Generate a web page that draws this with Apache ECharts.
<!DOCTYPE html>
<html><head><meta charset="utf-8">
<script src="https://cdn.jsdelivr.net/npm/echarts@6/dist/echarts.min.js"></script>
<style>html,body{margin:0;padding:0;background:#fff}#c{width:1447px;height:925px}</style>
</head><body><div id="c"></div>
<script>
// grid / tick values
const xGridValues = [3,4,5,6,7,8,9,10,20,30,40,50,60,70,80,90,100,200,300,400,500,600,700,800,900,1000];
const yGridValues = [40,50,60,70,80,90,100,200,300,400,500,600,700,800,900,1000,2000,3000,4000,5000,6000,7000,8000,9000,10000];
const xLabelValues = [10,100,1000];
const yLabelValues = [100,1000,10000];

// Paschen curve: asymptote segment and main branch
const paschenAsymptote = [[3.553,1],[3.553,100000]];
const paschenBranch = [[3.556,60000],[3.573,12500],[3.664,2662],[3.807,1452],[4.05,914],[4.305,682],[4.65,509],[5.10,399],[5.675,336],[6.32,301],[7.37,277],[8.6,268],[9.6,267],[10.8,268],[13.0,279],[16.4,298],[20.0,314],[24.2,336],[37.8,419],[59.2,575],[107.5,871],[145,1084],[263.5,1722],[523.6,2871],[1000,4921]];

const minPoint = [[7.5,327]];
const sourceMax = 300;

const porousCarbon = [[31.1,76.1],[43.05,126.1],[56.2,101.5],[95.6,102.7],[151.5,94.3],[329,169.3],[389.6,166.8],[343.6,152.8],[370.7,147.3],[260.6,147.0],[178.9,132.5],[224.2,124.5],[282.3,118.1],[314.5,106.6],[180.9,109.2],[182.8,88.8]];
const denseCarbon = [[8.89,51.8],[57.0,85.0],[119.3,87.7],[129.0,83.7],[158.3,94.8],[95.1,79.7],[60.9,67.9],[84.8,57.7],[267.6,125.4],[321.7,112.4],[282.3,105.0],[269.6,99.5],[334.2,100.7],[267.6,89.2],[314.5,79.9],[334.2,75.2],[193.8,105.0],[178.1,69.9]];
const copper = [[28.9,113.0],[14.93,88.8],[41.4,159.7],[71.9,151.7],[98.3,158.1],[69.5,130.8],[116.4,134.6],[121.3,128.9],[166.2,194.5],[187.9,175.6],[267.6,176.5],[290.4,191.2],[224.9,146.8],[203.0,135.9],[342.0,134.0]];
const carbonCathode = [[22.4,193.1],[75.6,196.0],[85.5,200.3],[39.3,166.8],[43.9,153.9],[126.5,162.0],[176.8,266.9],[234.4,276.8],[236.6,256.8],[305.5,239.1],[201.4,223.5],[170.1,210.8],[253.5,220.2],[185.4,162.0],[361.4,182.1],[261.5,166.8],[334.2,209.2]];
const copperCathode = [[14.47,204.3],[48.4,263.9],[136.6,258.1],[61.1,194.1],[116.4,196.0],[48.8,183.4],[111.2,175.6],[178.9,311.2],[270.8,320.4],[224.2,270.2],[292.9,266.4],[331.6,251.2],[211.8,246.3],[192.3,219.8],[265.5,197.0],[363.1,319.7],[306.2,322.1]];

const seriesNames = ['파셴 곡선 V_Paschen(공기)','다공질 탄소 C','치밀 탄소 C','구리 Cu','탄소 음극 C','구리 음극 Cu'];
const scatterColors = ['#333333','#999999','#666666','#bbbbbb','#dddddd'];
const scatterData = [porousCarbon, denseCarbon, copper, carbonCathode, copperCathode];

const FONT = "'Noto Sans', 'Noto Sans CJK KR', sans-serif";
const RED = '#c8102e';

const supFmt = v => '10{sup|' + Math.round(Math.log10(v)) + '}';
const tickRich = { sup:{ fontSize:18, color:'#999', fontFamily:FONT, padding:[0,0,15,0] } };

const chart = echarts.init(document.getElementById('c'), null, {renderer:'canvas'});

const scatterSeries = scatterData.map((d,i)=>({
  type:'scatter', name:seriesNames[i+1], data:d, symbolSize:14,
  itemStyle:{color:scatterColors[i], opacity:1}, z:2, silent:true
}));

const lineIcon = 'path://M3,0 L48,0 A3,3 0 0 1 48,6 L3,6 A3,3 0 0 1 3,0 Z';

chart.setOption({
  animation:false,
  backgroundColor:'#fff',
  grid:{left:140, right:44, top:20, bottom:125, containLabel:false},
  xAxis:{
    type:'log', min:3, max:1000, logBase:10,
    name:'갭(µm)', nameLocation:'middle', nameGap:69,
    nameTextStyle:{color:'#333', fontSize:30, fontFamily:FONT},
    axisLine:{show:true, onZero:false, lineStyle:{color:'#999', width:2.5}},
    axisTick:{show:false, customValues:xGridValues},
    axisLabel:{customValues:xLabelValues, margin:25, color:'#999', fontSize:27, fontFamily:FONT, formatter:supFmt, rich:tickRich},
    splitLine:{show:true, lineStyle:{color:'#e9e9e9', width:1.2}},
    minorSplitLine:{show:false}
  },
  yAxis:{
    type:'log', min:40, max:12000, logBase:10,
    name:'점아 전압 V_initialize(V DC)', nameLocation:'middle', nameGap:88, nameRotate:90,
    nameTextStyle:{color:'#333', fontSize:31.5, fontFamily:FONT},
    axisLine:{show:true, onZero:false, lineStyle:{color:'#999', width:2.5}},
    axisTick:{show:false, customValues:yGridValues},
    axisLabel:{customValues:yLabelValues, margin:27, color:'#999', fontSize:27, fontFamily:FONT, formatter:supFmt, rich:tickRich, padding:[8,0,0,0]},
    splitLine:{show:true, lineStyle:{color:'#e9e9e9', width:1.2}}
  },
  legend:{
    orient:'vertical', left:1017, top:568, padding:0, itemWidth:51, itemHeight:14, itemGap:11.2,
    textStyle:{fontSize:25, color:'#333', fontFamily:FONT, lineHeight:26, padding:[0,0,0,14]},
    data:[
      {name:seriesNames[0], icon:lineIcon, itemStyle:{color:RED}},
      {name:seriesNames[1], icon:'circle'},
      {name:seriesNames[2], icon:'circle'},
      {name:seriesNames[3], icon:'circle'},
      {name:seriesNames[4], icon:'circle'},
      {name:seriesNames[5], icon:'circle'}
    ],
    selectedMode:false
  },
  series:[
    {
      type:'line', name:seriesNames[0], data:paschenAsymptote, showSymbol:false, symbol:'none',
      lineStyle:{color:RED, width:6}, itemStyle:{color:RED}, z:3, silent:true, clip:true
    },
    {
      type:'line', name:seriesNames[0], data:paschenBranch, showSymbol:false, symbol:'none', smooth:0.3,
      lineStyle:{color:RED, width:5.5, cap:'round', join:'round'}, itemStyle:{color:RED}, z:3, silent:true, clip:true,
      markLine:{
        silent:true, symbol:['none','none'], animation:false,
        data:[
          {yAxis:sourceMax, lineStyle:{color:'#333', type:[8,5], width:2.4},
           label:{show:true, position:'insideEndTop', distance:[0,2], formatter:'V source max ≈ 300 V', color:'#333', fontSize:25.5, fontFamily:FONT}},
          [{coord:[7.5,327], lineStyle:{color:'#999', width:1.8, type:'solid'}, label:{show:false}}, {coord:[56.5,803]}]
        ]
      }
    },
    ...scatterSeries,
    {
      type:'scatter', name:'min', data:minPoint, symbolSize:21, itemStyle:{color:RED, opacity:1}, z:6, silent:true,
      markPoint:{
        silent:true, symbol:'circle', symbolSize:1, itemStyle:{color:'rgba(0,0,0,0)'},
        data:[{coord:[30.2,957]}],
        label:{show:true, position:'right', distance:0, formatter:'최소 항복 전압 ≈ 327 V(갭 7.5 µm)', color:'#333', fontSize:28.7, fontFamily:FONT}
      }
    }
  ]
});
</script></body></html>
____________________
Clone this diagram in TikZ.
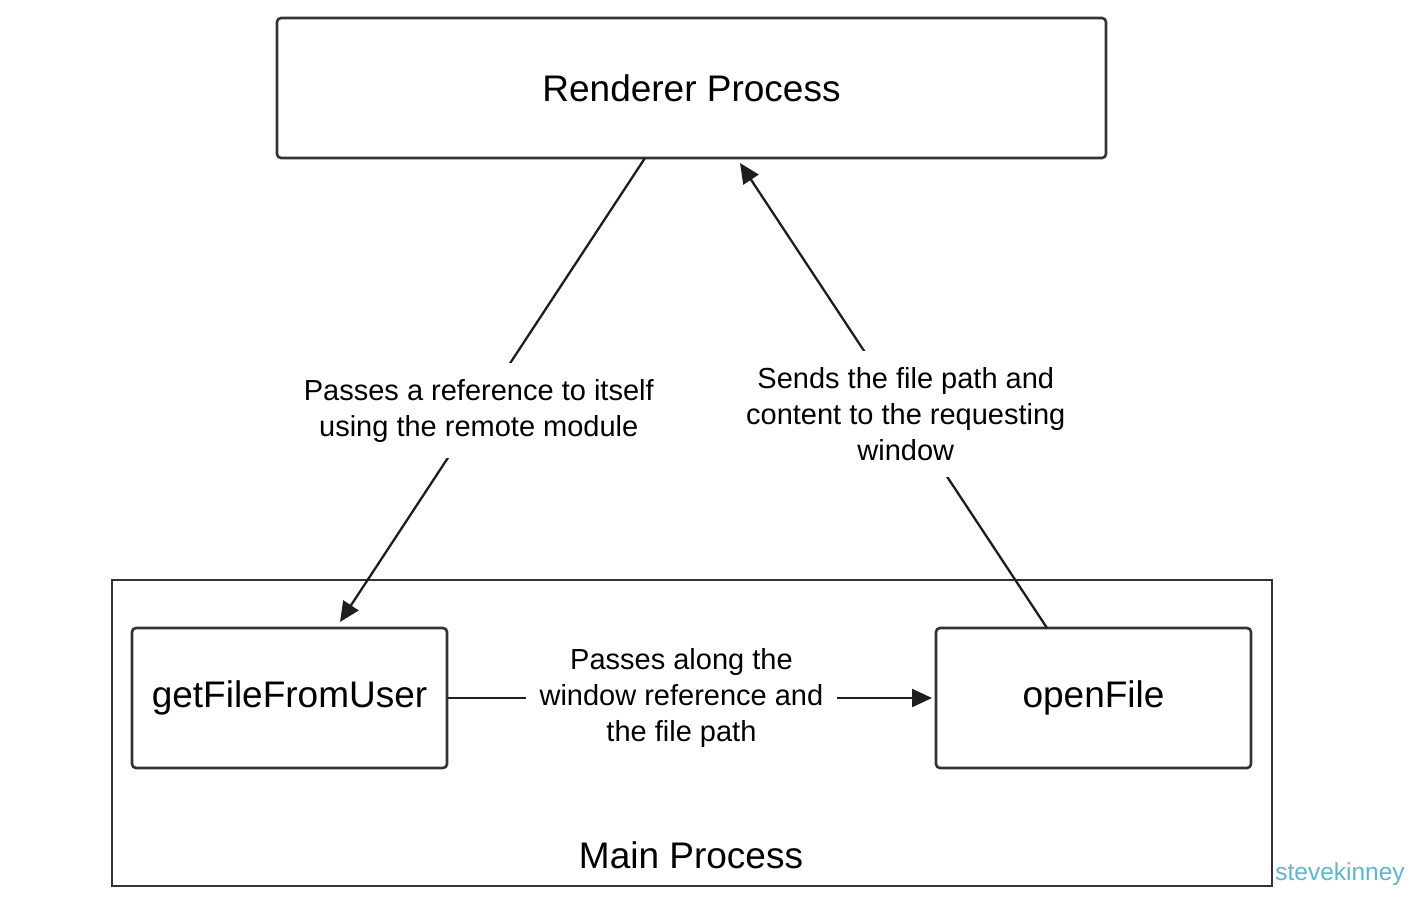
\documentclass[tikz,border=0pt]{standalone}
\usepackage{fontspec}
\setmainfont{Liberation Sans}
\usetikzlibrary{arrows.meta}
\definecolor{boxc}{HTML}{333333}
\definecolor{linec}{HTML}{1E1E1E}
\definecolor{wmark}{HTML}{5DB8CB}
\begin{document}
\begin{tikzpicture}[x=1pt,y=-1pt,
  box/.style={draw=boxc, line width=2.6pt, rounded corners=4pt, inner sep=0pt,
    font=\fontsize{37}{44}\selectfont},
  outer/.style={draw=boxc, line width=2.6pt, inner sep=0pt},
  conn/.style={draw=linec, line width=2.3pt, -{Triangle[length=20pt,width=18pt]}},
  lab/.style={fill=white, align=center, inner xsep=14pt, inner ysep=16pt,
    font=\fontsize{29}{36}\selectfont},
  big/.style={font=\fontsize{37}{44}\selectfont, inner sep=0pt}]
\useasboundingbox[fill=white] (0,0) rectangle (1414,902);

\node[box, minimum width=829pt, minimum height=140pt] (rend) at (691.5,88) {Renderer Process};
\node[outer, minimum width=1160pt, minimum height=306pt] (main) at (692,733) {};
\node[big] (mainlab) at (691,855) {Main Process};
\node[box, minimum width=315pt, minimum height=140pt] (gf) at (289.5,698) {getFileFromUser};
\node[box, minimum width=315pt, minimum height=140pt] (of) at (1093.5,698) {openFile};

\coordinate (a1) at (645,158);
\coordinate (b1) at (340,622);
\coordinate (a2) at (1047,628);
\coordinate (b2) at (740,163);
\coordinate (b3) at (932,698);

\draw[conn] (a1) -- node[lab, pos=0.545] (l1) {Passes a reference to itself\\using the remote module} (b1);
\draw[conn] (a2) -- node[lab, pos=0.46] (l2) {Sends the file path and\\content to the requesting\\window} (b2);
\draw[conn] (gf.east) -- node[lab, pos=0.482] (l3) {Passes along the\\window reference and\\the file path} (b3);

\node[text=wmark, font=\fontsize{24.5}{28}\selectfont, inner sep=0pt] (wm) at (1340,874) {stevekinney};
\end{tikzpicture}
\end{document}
____________________
> **TASK PROMPT**
Copy all lines from the data that hold the word "this".

> **REPLY**
Generate a web page that draws this with Apache ECharts.
Clone this diagram in TikZ.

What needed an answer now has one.